The Linn drum machine features prominently on the album, dominating songs like the title track, ‘‘Hot Thing’, ‘It’, and even the reversed snares on ‘Starfish and Coffee’.

‘Slow Love’ is a sexy and jazzy ballad while ‘Forever In My Life’, which was written for his recent long-term girlfriend Suzanne Melvoin, closes out the first record, despite Prince breaking up with her too. It was far too good to be left out in any case.

The second record is more upbeat, containing as it does the big hits ‘U Got The Look’ (with Sheena Easton) and ‘I Could Never Take The Place Of Your Man’, as well as the stompy pop number ‘Strange Relationship’.

‘If I Was Your Girlfriend’, another hit single, tempers the pace with its speeded up vocal against a slower and more soulful groove, showing it was previously intended for the ‘Camille’ project.

Minneapolis Genius – Prince, as captured by his long-time photographer Jeff Katz. (Copyright The Prince Estate)

‘The Cross’ has a U2 bluesy feel to it, before two live recordings – ‘It’s Gonna Be A Beautiful Night’ which brings back the funk, and the beautiful ‘Adore’ – end the double album in a perfect coda that showcase Prince at his meteoric best.

The Super Deluxe Edition of ‘Sign O’ The Times’ shines a forensic light on the creative output of this truly unique musician, songwriter, producer, and performer at a pivotal point in his career.

It brings fans all the audio material that Prince officially released in 1987, as well as 45 previously unissued studio songs recorded between May 1979 and July 1987, and a complete live audio performance from the June 20, 1987 stop on the ‘Sign O’ The Times’ Tour at Stadium Galgenwaard in Utrecht, The Netherlands.

In addition, both CD and vinyl sets also boast a brand-new DVD containing the complete, previously unreleased New Year’s Eve benefit concert at Paisley Park on December 31, 1987, which was Prince’s final performance of the Sign O’ The Times Tour stage show and his only on-stage collaboration with jazz legend Miles Davis.

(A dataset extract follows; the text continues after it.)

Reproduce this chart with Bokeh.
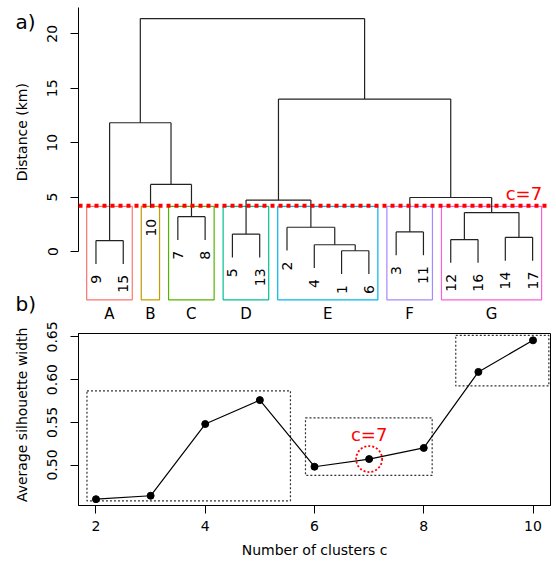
import math
from bokeh.plotting import figure
from bokeh.layouts import column, row
from bokeh.models import Range1d, FixedTicker, Span, LinearAxis
from bokeh.core.properties import value
from bokeh.embed import file_html
from bokeh.resources import INLINE

FONT = "DejaVu Sans"

# ---------------- data: dendrogram (panel a) ----------------
leaf_order = [9, 15, 10, 7, 8, 5, 13, 2, 4, 1, 6, 3, 11, 12, 16, 14, 17]
# R hclust-style merge table: negative = leaf id, positive = earlier merge (1-based)
merge_left = [-1, -4, -9, -12, -14, -5, -3, -2, -7, 4, 6, 7, -10, 3, 11, 14]
merge_right = [-6, 1, -15, -16, -17, -13, -11, 2, -8, 5, 8, 10, 9, 13, 12, 15]
merge_height = [0.07, 0.62, 1.0, 1.1, 1.3, 1.6, 1.8, 2.23, 3.2, 3.58,
                4.72, 4.96, 6.16, 11.83, 14.0, 21.4]
cut_height = 4.2
n_groups = 7
group_names = ["A", "B", "C", "D", "E", "F", "G"]
group_colors = ["#F8766D", "#C49A00", "#53B400", "#00C094", "#00B6EB", "#A58AFF", "#FB61D7"]
dist_ticks = [0, 5, 10, 15, 20]

# ---------------- data: silhouette (panel b) ----------------
n_clusters = [2, 3, 4, 5, 6, 7, 8, 9, 10]
avg_sil = [0.460, 0.464, 0.548, 0.576, 0.498, 0.507, 0.520, 0.609, 0.646]
region_left = [1.835, 5.835, 8.586]
region_right = [5.56, 8.154, 10.29]
region_bottom = [0.4581, 0.4878, 0.5926]
region_top = [0.5869, 0.5551, 0.6518]
sil_xticks = [2, 4, 6, 8, 10]
sil_yticks = [0.50, 0.55, 0.60, 0.65]
chosen_c = 7

# ---------------- layout constants (pixels) ----------------
W, H = 556, 562
STRIP = 40                 # left strip holding panel tags and y titles
AX_X = 78                  # x of both y axes
FR_RIGHT = 550             # right edge of both plot regions
H1 = 301                   # height of panel a canvas
T_TOP = 7                  # panel a frame top
PX_LEAF = 27.29            # pixels between leaves
PX_UNIT = 10.885           # pixels per km
ZERO_Y = 251               # pixel row of distance 0
B_TOP = 324                # panel b frame top (absolute)
B_BOT = 505                # panel b frame bottom (absolute)

n_leaves = len(leaf_order)
lx0 = 1 - 0.04 * (n_leaves - 1)
lx1 = lx0 + (FR_RIGHT - AX_X) / PX_LEAF
ty1 = (ZERO_Y - T_TOP) / PX_UNIT
ty0 = (ZERO_Y - H1) / PX_UNIT
box_bottom = (ZERO_Y - 299.3) / PX_UNIT
hang = 0.1

# ---------------- dendrogram geometry ----------------
pos = {leaf: i + 1 for i, leaf in enumerate(leaf_order)}
max_h = max(merge_height)
node_x = {}
sx0, sy0, sx1, sy1 = [], [], [], []
leaf_x, leaf_y, leaf_txt = [], [], []


def child_xy(c, parent_h):
    if c < 0:
        x = pos[-c]
        y = parent_h - hang * max_h
        leaf_x.append(x)
        leaf_y.append(y)
        leaf_txt.append(str(-c))
        return x, y
    return node_x[c], merge_height[c - 1]


for m in range(1, len(merge_height) + 1):
    h = merge_height[m - 1]
    xl, yl = child_xy(merge_left[m - 1], h)
    xr, yr = child_xy(merge_right[m - 1], h)
    node_x[m] = (xl + xr) / 2
    sx0 += [xl, xl, xr]
    sy0 += [yl, h, yr]
    sx1 += [xl, xr, xr]
    sy1 += [h, h, h]


def leaves_of(c):
    if c < 0:
        return [-c]
    return leaves_of(merge_left[c - 1]) + leaves_of(merge_right[c - 1])


groups = []


def cut(c):
    if c < 0 or merge_height[c - 1] < cut_height:
        groups.append(leaves_of(c))
        return
    cut(merge_left[c - 1])
    cut(merge_right[c - 1])


cut(len(merge_height))
groups.sort(key=lambda g: min(pos[l] for l in g))
hs = sorted(merge_height, reverse=True)
box_top = (hs[n_groups - 2] + hs[n_groups - 1]) / 2
g_left = [min(pos[l] for l in g) - 0.34 for g in groups]
g_right = [max(pos[l] for l in g) + 0.33 for g in groups]
g_center = [(l + r) / 2 for l, r in zip(g_left, g_right)]


def style_axis(a, ticks, orient=None, standoff=5):
    a.ticker = FixedTicker(ticks=ticks)
    a.axis_line_color = "black"
    a.major_tick_line_color = "black"
    a.major_tick_out = 8
    a.major_tick_in = 0
    a.minor_tick_line_color = None
    a.major_label_text_font = FONT
    a.major_label_text_font_size = "14px"
    a.major_label_text_color = "black"
    a.major_label_standoff = standoff
    if orient:
        a.major_label_orientation = orient


# ---------------- strip with tags and y titles ----------------
ps = figure(width=STRIP, height=H, x_range=Range1d(0, STRIP), y_range=Range1d(H, 0),
            output_backend="svg", toolbar_location=None, title=None,
            x_axis_location=None, y_axis_location=None,
            min_border_left=0, min_border_right=0, min_border_top=0, min_border_bottom=0)
ps.outline_line_color = None
ps.grid.visible = False
ps.text(x=[15, 15], y=[21, 303], text=["a)", "b)"], text_align="left",
        text_baseline="middle", text_font=value(FONT), text_font_size="20px",
        text_color="black")
ps.text(x=[21, 21.7], y=[131.7, 414.3], text=["Distance (km)", "Average silhouette width"],
        angle=math.pi / 2, text_align="center", text_baseline="middle",
        text_font=value(FONT), text_font_size="14px", text_color="black")

# ---------------- panel a ----------------
p1 = figure(width=W - STRIP, height=H1, x_range=Range1d(lx0, lx1), y_range=Range1d(ty0, ty1),
            output_backend="svg", toolbar_location=None, x_axis_location=None,
            title=None, min_border_left=AX_X - STRIP, min_border_right=W - FR_RIGHT,
            min_border_top=T_TOP, min_border_bottom=0)
p1.outline_line_color = None
p1.grid.visible = False
style_axis(p1.yaxis[0], dist_ticks, "vertical", 13)
p1.yaxis[0].bounds = (0, ty1)

p1.quad(left=g_left, right=g_right, bottom=box_bottom, top=box_top,
        fill_color=None, line_color=group_colors, line_width=1.2)
p1.segment(x0=sx0, y0=sy0, x1=sx1, y1=sy1, line_color="#222222", line_width=1.2)
label_gap = 11 / PX_UNIT
p1.text(x=leaf_x, y=[v - label_gap for v in leaf_y], text=leaf_txt, angle=math.pi / 2,
        text_align="right", text_baseline="middle", text_font=value(FONT),
        text_font_size="14px", text_color="black")
p1.add_layout(Span(location=cut_height, dimension="width", line_color="red",
                   line_width=4, line_dash="4 4"))
p1.text(x=[n_leaves - 0.32], y=[cut_height + 1.13], text=["c=" + str(n_groups)],
        text_align="center", text_baseline="middle", text_font=value(FONT),
        text_font_size="18px", text_color="red")

# ---------------- panel b ----------------
bx0, bx1 = 1.68, 10.32
by0, by1 = 0.4526, 0.654
p2 = figure(width=W - STRIP, height=H - H1, x_range=Range1d(bx0, bx1),
            y_range=Range1d(by0, by1), output_backend="svg", toolbar_location=None,
            title=None, min_border_left=AX_X - STRIP, min_border_right=W - FR_RIGHT,
            min_border_top=B_TOP - H1, min_border_bottom=H - B_BOT)
p2.outline_line_color = "black"
p2.outline_line_width = 1
p2.grid.visible = False
style_axis(p2.xaxis[0], sil_xticks, None, 7)
style_axis(p2.yaxis[0], sil_yticks, "vertical", 13)
p2.yaxis[0].major_label_overrides = {t: f"{t:.2f}" for t in sil_yticks}
p2.xaxis[0].axis_label = "Number of clusters c"
p2.xaxis[0].axis_label_text_font = FONT
p2.xaxis[0].axis_label_text_font_size = "14px"
p2.xaxis[0].axis_label_text_font_style = "normal"
p2.xaxis[0].axis_label_text_color = "black"
p2.xaxis[0].axis_label_standoff = 8

# cluster letters of panel a, on the leaf scale shared with panel a
p2.extra_x_ranges = {"leaf": Range1d(lx0, lx1)}
letters = LinearAxis(x_range_name="leaf", ticker=FixedTicker(ticks=g_center),
                     major_label_overrides={c: n for c, n in zip(g_center, group_names)},
                     axis_line_color=None, major_tick_line_color=None,
                     minor_tick_line_color=None, major_label_standoff=5,
                     major_label_text_font=FONT, major_label_text_font_size="15px",
                     major_label_text_color="black")
p2.add_layout(letters, "above")

p2.quad(left=region_left, right=region_right, bottom=region_bottom, top=region_top,
        fill_color=None, line_color="#333333", line_width=1.2, line_dash="2 2")
p2.line(n_clusters, avg_sil, line_color="black", line_width=1.2)
p2.scatter(n_clusters, avg_sil, size=7, fill_color="black", line_color="black")
sel = n_clusters.index(chosen_c)
p2.scatter([chosen_c], [avg_sil[sel]], size=26, fill_color=None, line_color="red",
           line_width=1.8, line_dash="2 2")
p2.text(x=[chosen_c], y=[avg_sil[sel] + 0.0293], text=["c=" + str(chosen_c)],
        text_align="center", text_baseline="middle", text_font=value(FONT),
        text_font_size="18px", text_color="red")

layout = row(ps, column(p1, p2, spacing=0), spacing=0)
open("out.html", "w").write(file_html(layout, INLINE))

The Super Deluxe Edition set also features a 120-page hardcover book containing Prince’s previously unseen handwritten lyrics for many of the songs from the era, including the hits ‘U Got The Look’, ‘I Could Never Take The Place Of Your Man’, and ‘Hot Thing’, together with iconic unseen images from the era taken by Prince’s primary photographer in the mid-1980s to early 90s, Jeff Katz.

This impressive reissue of one of Prince’s best albums demonstrates why his unsurpassed body of work continues to generate so much love and passion around the world.